There was also an exhibition featuring the work of Max Dupain, one of Australia's most renowned photographers, with over 80 striking images from the 1940s to the 1970s. He was famous for his modernist, documentary style of photography and his images of post-World War II Australia are widely regarded as important records of a changing society. The photos of steel girders and other architectural features were superb.
We went to the Byzantine style St Francis Zavier Cathedral where the Bishop was saying Mass and a relic of the saint was on display. We took a guided tour of the crypt, unusual in an Australian church, which had displays of early vestments, and historic memorabilia. The architect was a Monsignor Hawes, a man of many talents who designed other buildings in the town as well. He felt that a Byzantine style church was more suited to the Meditterean climate of the area than a Gothic cathedral.
My nephew Jason, works in a caravan supplier/repair business and offered us a great price on a new fridge for the van. Ours has been struggling on gas and is showing its age in other ways. The fact that the door jumped off on the atrocious road from Drysdale station didn't help!! The 3-way fridge had to come from Perth so we headed out of Geraldton to look around the local area while we waited for the delivery.
Firstly we headed north to the recommended Coronation Bay but the wind was almost gale force. The kite surfers were loving the conditions but they were unpleasant for campers so and we opted to go south and inland to Greenough and Walkaway.
Just before Greenough we saw the bizarre sight of trees growing horizontally. They are an icon of the area and opinions differ as to the cause of their surreal appearance. Some say it is the result of prevailing winds but others say the roots hit a chemical layer in the soil which effects the trunk structure. The village of Greenough is renowned for its restored heritage buildings which are charming. There are eleven stone buildings, remnants of a thriving 19th century pioneer community, and a lovely cafe.
After we left the village we saw windmills on the horizon and gradually approached a wind farm with 54 giant turbines dominating the surrounding rolling hills. They pump massive amounts of electricity into the grid and pay for the cost of construction, maintenance and decommission in three to six years, of a twenty five year life. They have no carbon emissions after construction.
We drove through back lanes looking for Ellendale Pool, recommended as a great campsite. True enough, it is a scenic, well treed area on the edge of a long pool with cliffs across the water. There are flush toilets, water, cold showers and a swimming hole, all for $5 pn. We were welcomed into the established group for happy hour and are at the moment spending our second day here. The heavens opened in the night and we have our first rain since Melbourne. over six dry months. It's now quite muddy and cold and we don't like it but the land does. We are enjoying the peace and the bird watching.

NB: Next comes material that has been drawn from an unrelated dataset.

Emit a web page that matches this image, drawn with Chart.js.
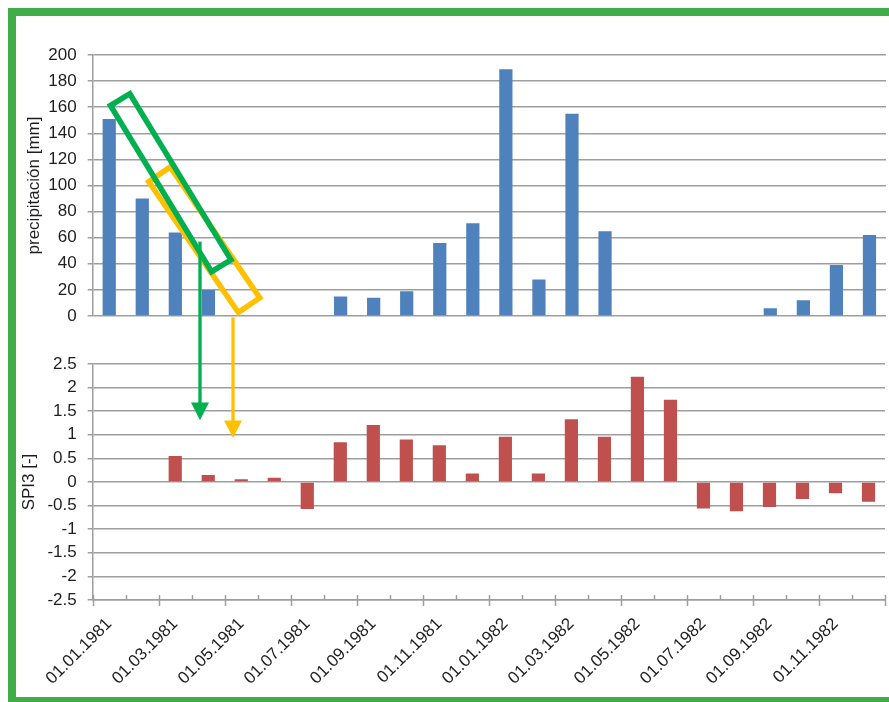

Four days later we were back in Geraldton to pick up our new fridge. Jason got us a trade price which we were very grateful for and he and Glenn installed it. Jase was great and even managed a front for the fridge to match our decor! Our thanks Jason.. Wonderful nephew.
We went back to Ellendale Pool for the night and the next day drove south along the Indian Ocean Road which follows the coast closely. We drove through Dongara and Port Denison to Jurien Bay and then stopped on a deserted beach for lunch and soaked up some sun out of the wind. The coast is sparsely populated and sparsely vegetated and the wind is a constant at this time of the year. The reef is visible a few hundred metres off shore and the sand blindingly white against the deep blue ocean
We stayed at the caravan park at Cervantes and had to unearth our woollies as it was so cold. Next day we drove a bit further south to The Pinnacles in the Nambung NP. We had to unhitch the van and leave it in the car park as the track between the limestone pillars was narrow. It was an amazing sight to see hundreds of pillars of differing heights dotted over the undulating landscape. I loved the soft yellow ochre colour of the sand against the sky and dark blue sea. While we were there Glenn had an overwhelming urge to do a 'Billy Connelly' streak!!!
The sandhills at Cervances were the whitest we have ever seen and they often just rose above the horizon as we drove towards Perth.
We headed south, ducking in and out of the small places along the coast. We ate our sandwiches on the pretty beach at Lancelin and watched a lone dolphin cruising under the wharf where the fisherman were, and along the beach in front of us. It was a joy to watch as it moved with incredible ease and grace. They are beautiful creatures.